García Cuervo

Personal information
- Full name: Carlos Manuel García Cuervo
- Date of birth: 24 September 1946 (age 78)
- Place of birth: Gijón, Spain
- Height: 1.74 m (5 ft 9 in)
- Position(s): Goalkeeper

Youth career
- La Calzada
- La Braña
- Sporting Gijón
- → La Camocha (loan)

Senior career*
- Years: Team / Apps / (Gls)
- 1966–1972: Sporting Gijón / 60 / (0)
- 1972–1974: Burgos / 25 / (0)
- 1974–1975: Sabadell / 5 / (0)
- 1975–1976: Jaén
- 1976–1978: Xerez

Managerial career
- 1984–1985: San Martín
- 1986–1987: Caudal
- 1987–1989: Sporting Gijón B
- 1989–1990: Sporting Gijón
- 1992–1993: Avilés Industrial
- 1993: Sporting Gijón
- 1995: Sporting Gijón

= García Cuervo =

Spanish football player/manager

Carlos Manuel García Cuervo (born 24 September 1946), known as García Cuervo, is a Spanish retired footballer who played as a goalkeeper, and a manager.

==Football career==
Born in Gijón, Asturias, García Cuervo represented CDFC La Calzada, La Braña CF, and SD La Camocha before finishing his formation with Sporting de Gijón. He made his first team debut on 30 January 1966, coming on as a first-half substitute in a 3–0 home win against Burgos CF.

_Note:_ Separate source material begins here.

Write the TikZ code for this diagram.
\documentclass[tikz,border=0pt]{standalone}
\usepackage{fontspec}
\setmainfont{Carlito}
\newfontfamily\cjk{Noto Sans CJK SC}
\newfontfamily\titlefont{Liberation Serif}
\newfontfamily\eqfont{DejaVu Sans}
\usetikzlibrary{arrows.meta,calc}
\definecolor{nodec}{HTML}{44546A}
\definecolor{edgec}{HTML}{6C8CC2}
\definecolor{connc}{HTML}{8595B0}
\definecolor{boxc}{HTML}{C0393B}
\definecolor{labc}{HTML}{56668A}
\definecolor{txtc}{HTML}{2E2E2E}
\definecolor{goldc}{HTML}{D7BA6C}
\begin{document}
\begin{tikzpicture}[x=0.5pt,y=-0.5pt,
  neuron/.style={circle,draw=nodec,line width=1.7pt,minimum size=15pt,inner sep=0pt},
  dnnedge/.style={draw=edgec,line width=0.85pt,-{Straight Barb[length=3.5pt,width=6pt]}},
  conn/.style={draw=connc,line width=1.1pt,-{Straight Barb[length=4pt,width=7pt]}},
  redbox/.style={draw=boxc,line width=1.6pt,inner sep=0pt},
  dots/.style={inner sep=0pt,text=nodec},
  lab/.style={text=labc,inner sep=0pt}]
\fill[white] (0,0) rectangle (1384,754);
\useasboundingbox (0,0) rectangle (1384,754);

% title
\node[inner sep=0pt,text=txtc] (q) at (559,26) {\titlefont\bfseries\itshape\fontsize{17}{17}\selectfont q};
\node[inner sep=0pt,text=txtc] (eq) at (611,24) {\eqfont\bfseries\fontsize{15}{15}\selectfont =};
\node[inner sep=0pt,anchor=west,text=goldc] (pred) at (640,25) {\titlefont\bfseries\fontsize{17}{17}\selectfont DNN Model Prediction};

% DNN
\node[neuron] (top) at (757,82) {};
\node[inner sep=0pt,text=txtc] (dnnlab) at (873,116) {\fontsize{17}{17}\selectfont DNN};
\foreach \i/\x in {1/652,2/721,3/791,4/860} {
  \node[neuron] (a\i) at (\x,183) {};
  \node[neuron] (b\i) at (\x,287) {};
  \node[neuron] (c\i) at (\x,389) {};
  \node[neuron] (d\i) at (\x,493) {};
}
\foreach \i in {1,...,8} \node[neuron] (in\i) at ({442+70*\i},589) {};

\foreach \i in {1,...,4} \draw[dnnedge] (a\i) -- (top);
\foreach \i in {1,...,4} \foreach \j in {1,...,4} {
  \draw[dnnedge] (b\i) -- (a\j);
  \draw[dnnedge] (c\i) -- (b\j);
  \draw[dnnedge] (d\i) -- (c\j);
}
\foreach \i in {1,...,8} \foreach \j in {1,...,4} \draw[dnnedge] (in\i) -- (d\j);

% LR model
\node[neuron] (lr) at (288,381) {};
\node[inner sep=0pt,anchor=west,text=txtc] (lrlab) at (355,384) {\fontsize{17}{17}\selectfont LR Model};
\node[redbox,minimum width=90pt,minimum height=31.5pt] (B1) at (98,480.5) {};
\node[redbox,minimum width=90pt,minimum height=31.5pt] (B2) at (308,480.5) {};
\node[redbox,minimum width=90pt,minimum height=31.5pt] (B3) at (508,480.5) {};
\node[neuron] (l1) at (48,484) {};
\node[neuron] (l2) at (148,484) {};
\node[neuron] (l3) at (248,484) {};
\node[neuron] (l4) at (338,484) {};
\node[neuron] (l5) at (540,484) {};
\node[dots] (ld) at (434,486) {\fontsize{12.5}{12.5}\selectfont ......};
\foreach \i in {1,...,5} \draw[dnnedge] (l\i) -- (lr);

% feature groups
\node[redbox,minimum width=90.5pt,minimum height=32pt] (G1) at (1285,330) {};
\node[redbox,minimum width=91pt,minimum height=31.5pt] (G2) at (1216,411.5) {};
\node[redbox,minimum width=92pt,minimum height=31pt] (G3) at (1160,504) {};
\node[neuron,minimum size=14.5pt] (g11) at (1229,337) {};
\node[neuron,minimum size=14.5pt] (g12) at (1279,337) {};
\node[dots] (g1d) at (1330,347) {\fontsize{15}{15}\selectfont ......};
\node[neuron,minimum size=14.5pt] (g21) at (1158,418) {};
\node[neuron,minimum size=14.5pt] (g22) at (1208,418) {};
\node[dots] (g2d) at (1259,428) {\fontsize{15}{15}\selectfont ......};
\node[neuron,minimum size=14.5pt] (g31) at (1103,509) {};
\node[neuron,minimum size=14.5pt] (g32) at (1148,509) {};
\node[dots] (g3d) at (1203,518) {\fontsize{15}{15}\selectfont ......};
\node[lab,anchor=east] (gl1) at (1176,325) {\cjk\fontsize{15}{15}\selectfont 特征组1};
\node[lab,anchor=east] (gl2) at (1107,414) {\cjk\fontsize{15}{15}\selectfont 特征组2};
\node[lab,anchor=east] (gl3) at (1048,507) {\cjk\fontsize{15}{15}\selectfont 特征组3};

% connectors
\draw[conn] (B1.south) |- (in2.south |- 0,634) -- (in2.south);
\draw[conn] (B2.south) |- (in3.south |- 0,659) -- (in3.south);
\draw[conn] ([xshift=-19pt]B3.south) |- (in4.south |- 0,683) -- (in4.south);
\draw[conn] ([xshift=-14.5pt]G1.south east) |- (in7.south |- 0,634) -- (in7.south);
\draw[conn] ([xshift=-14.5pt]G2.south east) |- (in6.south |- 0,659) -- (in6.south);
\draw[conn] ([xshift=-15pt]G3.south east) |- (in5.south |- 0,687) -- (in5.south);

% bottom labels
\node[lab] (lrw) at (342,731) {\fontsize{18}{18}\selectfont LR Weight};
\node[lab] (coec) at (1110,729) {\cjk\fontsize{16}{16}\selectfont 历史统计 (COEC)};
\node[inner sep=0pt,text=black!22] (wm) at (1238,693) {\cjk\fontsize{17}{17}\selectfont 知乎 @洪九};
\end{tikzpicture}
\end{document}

García Cuervo became a first-choice during the 1967–68 season, but subsequently lost his starting spot to another youth graduate, Jesús Castro. Promoted to La Liga in 1970, he made his debut in the category on 27 September, starting in a 0–5 loss at Elche CF.

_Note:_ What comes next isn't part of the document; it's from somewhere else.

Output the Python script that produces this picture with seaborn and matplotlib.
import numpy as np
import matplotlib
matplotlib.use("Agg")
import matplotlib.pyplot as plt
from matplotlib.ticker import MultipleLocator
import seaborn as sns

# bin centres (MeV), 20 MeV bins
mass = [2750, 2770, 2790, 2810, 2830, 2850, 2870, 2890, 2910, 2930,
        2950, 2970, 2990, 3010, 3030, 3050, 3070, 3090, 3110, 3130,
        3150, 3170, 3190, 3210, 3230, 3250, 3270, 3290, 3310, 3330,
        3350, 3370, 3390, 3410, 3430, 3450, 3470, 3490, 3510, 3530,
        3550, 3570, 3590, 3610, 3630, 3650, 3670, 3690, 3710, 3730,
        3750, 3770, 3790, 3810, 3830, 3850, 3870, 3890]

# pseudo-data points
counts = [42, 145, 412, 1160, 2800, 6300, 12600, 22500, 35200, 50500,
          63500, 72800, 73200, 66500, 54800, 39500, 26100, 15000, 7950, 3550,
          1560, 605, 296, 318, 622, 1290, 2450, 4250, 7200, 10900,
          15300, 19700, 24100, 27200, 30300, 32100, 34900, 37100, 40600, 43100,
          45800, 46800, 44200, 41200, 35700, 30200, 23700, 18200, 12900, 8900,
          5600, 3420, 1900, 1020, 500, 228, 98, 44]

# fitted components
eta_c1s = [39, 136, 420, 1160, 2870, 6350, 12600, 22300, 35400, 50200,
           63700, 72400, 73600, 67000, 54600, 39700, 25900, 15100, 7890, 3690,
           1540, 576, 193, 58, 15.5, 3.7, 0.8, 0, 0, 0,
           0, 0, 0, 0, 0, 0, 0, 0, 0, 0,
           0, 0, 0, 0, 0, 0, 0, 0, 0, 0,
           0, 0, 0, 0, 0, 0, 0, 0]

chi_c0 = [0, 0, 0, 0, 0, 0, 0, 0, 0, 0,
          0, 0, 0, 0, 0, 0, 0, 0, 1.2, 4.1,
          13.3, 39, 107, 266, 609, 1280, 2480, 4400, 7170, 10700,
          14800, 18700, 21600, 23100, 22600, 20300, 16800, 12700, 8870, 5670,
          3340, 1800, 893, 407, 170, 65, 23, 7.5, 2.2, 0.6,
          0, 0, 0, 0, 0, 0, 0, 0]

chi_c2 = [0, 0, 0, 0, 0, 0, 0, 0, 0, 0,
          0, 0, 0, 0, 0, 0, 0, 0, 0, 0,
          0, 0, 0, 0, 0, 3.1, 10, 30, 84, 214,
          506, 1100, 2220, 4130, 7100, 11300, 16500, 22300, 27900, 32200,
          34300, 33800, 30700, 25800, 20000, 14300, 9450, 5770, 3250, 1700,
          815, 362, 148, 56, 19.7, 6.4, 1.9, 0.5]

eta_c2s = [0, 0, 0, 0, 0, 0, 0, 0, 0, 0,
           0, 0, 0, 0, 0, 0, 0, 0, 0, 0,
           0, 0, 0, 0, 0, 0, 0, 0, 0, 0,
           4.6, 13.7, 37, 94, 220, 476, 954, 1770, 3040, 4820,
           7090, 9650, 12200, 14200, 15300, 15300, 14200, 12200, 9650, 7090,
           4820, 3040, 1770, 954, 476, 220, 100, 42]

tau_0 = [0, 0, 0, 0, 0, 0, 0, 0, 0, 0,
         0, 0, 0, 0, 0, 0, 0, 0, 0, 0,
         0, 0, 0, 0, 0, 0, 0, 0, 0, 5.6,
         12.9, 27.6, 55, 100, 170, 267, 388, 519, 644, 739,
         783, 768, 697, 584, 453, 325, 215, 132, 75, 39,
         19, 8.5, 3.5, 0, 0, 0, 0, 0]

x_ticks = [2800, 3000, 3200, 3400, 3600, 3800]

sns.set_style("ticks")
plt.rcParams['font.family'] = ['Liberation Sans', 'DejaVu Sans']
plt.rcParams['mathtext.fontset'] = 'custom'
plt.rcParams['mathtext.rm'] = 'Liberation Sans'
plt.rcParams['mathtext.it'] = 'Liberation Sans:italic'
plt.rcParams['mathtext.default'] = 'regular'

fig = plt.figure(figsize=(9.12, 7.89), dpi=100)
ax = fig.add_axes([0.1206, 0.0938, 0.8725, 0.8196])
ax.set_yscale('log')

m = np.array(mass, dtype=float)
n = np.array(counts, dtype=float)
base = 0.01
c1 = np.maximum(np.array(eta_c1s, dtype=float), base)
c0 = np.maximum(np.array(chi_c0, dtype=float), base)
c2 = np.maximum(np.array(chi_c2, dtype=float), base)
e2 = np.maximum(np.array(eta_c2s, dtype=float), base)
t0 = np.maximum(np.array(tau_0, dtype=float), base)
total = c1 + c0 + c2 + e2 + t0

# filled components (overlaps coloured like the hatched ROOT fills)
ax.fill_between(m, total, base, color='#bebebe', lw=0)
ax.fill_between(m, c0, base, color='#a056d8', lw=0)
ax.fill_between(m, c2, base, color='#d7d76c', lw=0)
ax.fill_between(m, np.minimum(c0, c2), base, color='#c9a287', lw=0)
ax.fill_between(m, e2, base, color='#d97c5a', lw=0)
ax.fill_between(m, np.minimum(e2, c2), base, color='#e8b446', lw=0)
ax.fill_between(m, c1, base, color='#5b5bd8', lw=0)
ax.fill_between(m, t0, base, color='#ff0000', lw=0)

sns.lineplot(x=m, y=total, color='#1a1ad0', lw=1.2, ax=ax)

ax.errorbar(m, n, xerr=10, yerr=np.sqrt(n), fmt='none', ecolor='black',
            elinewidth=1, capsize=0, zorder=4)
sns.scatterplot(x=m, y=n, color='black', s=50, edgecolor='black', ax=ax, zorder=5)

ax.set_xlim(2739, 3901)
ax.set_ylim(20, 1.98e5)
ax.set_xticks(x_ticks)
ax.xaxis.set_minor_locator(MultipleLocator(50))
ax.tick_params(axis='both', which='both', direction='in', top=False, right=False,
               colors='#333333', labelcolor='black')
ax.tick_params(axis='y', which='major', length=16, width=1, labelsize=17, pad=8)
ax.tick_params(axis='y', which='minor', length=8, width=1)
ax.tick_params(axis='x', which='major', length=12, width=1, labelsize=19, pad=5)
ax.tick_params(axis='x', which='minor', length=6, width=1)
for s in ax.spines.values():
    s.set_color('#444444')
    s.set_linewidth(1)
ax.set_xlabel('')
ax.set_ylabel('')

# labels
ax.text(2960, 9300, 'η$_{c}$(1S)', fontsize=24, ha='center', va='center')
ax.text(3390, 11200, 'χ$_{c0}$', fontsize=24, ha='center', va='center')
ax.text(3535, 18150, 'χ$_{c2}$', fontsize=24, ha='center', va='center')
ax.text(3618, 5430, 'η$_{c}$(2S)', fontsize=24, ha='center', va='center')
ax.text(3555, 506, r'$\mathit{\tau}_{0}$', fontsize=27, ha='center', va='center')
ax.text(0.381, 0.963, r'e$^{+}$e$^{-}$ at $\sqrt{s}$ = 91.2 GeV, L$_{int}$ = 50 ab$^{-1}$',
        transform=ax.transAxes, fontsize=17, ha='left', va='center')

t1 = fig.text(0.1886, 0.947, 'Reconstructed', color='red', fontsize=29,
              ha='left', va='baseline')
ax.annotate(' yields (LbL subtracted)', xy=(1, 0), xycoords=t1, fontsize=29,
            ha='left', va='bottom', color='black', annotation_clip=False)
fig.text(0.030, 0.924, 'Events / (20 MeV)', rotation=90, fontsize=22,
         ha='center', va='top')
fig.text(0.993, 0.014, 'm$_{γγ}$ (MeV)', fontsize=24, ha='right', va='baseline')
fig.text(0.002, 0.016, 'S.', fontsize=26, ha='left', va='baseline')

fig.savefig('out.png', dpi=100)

In July 1972, García Cuervo was transferred to fellow top tier side Burgos CF, but was only a backup during his two seasons at the club, the first ending in relegation. He subsequently featured rarely for CE Sabadell FC in the second division, before representing Tercera División sides Real Jaén and Xerez CD and retiring with the latter in 1978, aged 31.

===Coaching career===
García Cuervo's first managerial experience was in charge of CD San Martín in the fourth division during the 1984–85 campaign, with his side missing out promotion in the play-offs. After working for Caudal Deportivo and Sporting's reserves, he was named first team manager of the Rojiblancos in October 1989, replacing sacked Jesús Aranguren.

In May 1990, García Cuervo renewed with Sporting for a further season, but was himself sacked in November. In December 1992, after more than two years without a club, he took over Real Avilés CF in Segunda División B, but returned to Sporting the following April after replacing dismissed Bert Jacobs.

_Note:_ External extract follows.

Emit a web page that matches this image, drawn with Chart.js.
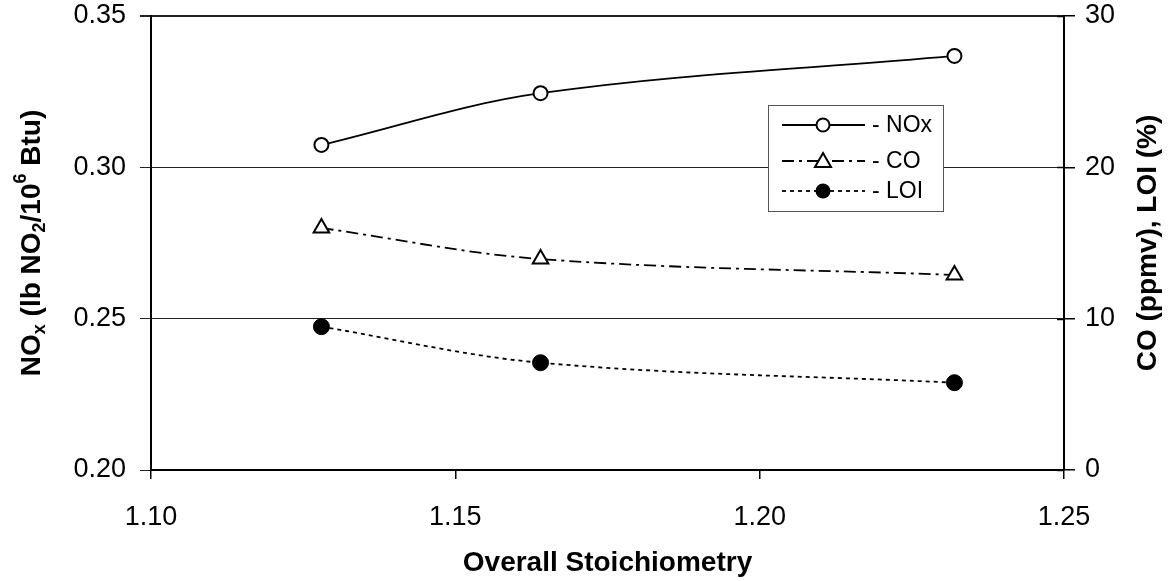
<!DOCTYPE html>
<html>
<head>
<meta charset="utf-8">
<script src="https://cdn.jsdelivr.net/npm/chart.js@4/dist/chart.umd.min.js"></script>
<style>
  html, body { margin: 0; padding: 0; background: #fff; }
  #wrap { width: 1172px; height: 581px; }
</style>
</head>
<body>
<div id="wrap"><canvas id="c" width="1172" height="581"></canvas></div>
<script>
// Overall stoichiometry at each test condition
const stoich = [1.128, 1.164, 1.232];
// NOx emissions, lb NO2 / 10^6 Btu (left axis)
const noxValues = [0.3074, 0.3245, 0.3368];
// CO, ppmv (right axis)
const coValues = [15.99, 13.94, 12.89];
// Loss on ignition, % (right axis)
const loiValues = [9.47, 7.09, 5.77];

const xTicks = [1.10, 1.15, 1.20, 1.25];
const leftTicks = [0.20, 0.25, 0.30, 0.35];
const rightTicks = [0, 10, 20, 30];

const legendLabels = ['- NOx', '- CO', '- LOI'];

const FONT = '"Liberation Sans", Arial, sans-serif';
const TICK_SIZE = 27;
const TITLE_SIZE = 28;

const pts = (xs, ys) => xs.map((x, i) => ({ x: x, y: ys[i] }));

function drawRich(ctx, parts, cx, cy, size) {
  // parts: [text, kind] with kind 'n' | 'sub' | 'sup'
  const fontFor = k => 'bold ' + (k === 'n' ? size : Math.round(size * 0.66)) + 'px ' + FONT;
  let total = 0;
  const widths = parts.map(p => { ctx.font = fontFor(p[1]); const w = ctx.measureText(p[0]).width; total += w; return w; });
  let x = cx - total / 2;
  ctx.textBaseline = 'middle';
  ctx.textAlign = 'left';
  parts.forEach((p, i) => {
    ctx.font = fontFor(p[1]);
    const dy = p[1] === 'sub' ? size * 0.28 : p[1] === 'sup' ? -size * 0.38 : 0;
    ctx.fillText(p[0], x, cy + dy);
    x += widths[i];
  });
}

const noLabelPadding = s => {
  s.paddingTop = 0; s.paddingBottom = 0; s.paddingLeft = 0; s.paddingRight = 0;
};

const decorations = {
  id: 'decorations',
  afterDraw(chart) {
    const ctx = chart.ctx;
    const area = chart.chartArea;
    const y1 = chart.scales.y1;
    ctx.save();
    ctx.fillStyle = '#000';
    ctx.strokeStyle = '#000';

    // inner half of the right-axis tick marks
    ctx.lineWidth = 1.5;
    rightTicks.forEach(v => {
      const py = Math.round(y1.getPixelForValue(v)) + 0.5;
      ctx.beginPath();
      ctx.moveTo(area.right - 7, py);
      ctx.lineTo(area.right, py);
      ctx.stroke();
    });

    // axis titles
    const midY = (area.top + area.bottom) / 2;
    ctx.save();
    ctx.translate(32, midY);
    ctx.rotate(-Math.PI / 2);
    drawRich(ctx, [['NO', 'n'], ['x', 'sub'], [' (lb NO', 'n'], ['2', 'sub'], ['/10', 'n'], ['6', 'sup'], [' Btu)', 'n']], 0, 0, TITLE_SIZE);
    ctx.restore();

    ctx.save();
    ctx.translate(1148, midY);
    ctx.rotate(-Math.PI / 2);
    drawRich(ctx, [['CO (ppmv), LOI (%)', 'n']], 0, 0, TITLE_SIZE);
    ctx.restore();

    drawRich(ctx, [['Overall Stoichiometry', 'n']], (area.left + area.right) / 2, 563, TITLE_SIZE);

    // legend
    const bx = 768, by = 105, bw = 175, bh = 106;
    ctx.fillStyle = '#fff';
    ctx.fillRect(bx, by, bw, bh);
    ctx.strokeStyle = '#555';
    ctx.lineWidth = 1;
    ctx.strokeRect(bx + 0.5, by + 0.5, bw, bh);

    const rows = [125, 161, 191];
    const dashes = [[], [12, 5, 3, 5], [4, 4]];
    ctx.strokeStyle = '#000';
    rows.forEach((ry, i) => {
      ctx.lineWidth = 1.8;
      ctx.setLineDash(dashes[i]);
      ctx.beginPath();
      ctx.moveTo(782, ry);
      ctx.lineTo(865, ry);
      ctx.stroke();
      ctx.setLineDash([]);
      ctx.lineWidth = 2;
      const mx = 823;
      if (i === 0) {
        ctx.beginPath(); ctx.arc(mx, ry, 6.5, 0, Math.PI * 2);
        ctx.fillStyle = '#fff'; ctx.fill(); ctx.stroke();
      } else if (i === 1) {
        ctx.beginPath();
        ctx.moveTo(mx, ry - 8); ctx.lineTo(mx + 8, ry + 6); ctx.lineTo(mx - 8, ry + 6); ctx.closePath();
        ctx.fillStyle = '#fff'; ctx.fill(); ctx.stroke();
      } else {
        ctx.beginPath(); ctx.arc(mx, ry, 7.5, 0, Math.PI * 2);
        ctx.fillStyle = '#000'; ctx.fill();
      }
      ctx.fillStyle = '#000';
      ctx.font = '23px ' + FONT;
      ctx.textAlign = 'left';
      ctx.textBaseline = 'middle';
      ctx.fillText(legendLabels[i], 872, ry + 1);
    });
    ctx.restore();
  }
};

new Chart(document.getElementById('c'), {
  type: 'line',
  data: {
    datasets: [
      {
        label: 'NOx', data: pts(stoich, noxValues), yAxisID: 'y',
        borderColor: '#000', borderWidth: 1.8, tension: 0.35,
        pointStyle: 'circle', pointRadius: 7, pointBorderWidth: 2,
        pointBackgroundColor: '#fff', pointBorderColor: '#000'
      },
      {
        label: 'CO', data: pts(stoich, coValues), yAxisID: 'y1',
        borderColor: '#000', borderWidth: 1.8, borderDash: [12, 5, 3, 5], tension: 0.35,
        pointStyle: 'triangle', pointRadius: 9, pointBorderWidth: 2,
        pointBackgroundColor: '#fff', pointBorderColor: '#000'
      },
      {
        label: 'LOI', data: pts(stoich, loiValues), yAxisID: 'y1',
        borderColor: '#000', borderWidth: 1.8, borderDash: [4, 4], tension: 0.35,
        pointStyle: 'circle', pointRadius: 8, pointBorderWidth: 1,
        pointBackgroundColor: '#000', pointBorderColor: '#000'
      }
    ]
  },
  options: {
    responsive: false,
    animation: false,
    layout: { padding: { top: 16, left: 0, right: 0, bottom: 0 } },
    plugins: { legend: { display: false }, tooltip: { enabled: false } },
    scales: {
      x: {
        type: 'linear', min: 1.10, max: 1.25,
        afterBuildTicks: s => { s.ticks = xTicks.map(v => ({ value: v })); },
        afterFit: s => { s.height = 111; noLabelPadding(s); },
        ticks: {
          color: '#000', padding: 22, maxRotation: 0,
          font: { family: FONT, size: TICK_SIZE },
          callback: v => v.toFixed(2)
        },
        grid: { drawOnChartArea: false, drawTicks: true, tickLength: 9, color: '#000', lineWidth: 1.5 },
        border: { color: '#000', width: 2 }
      },
      y: {
        type: 'linear', position: 'left', min: 0.20, max: 0.35,
        afterBuildTicks: s => { s.ticks = leftTicks.map(v => ({ value: v })); },
        afterFit: s => { s.width = 151; noLabelPadding(s); },
        ticks: {
          color: '#000', padding: 14,
          font: { family: FONT, size: TICK_SIZE },
          callback: v => v.toFixed(2)
        },
        grid: {
          drawTicks: true, tickLength: 11, color: '#222',
          lineWidth: ctx => (ctx.tick && ctx.tick.value === 0.35 ? 2 : 1)
        },
        border: { color: '#000', width: 2 }
      },
      y1: {
        type: 'linear', position: 'right', min: 0, max: 30,
        afterBuildTicks: s => { s.ticks = rightTicks.map(v => ({ value: v })); },
        afterFit: s => { s.width = 108; noLabelPadding(s); },
        ticks: {
          color: '#000', padding: 10,
          font: { family: FONT, size: TICK_SIZE },
          callback: v => String(v)
        },
        grid: { drawOnChartArea: false, drawTicks: true, tickLength: 11, color: '#000', lineWidth: 1.5 },
        border: { color: '#000', width: 2 }
      }
    }
  },
  plugins: [decorations]
});
</script>
</body>
</html>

Ahead of the 1993–94 season, García Cuervo was named technical secretary while also being appointed director of the club's youth categories, Escuela de Fútbol de Mareo, with Mariano García Remón being appointed manager. On 9 March 1995, he replaced García Remón at the helm of the main squad, but was himself replaced in June by Ricardo Rezza, for the last round and the relegation play-offs; he subsequently returned to his previous role, but still terminated his contract on 9 July.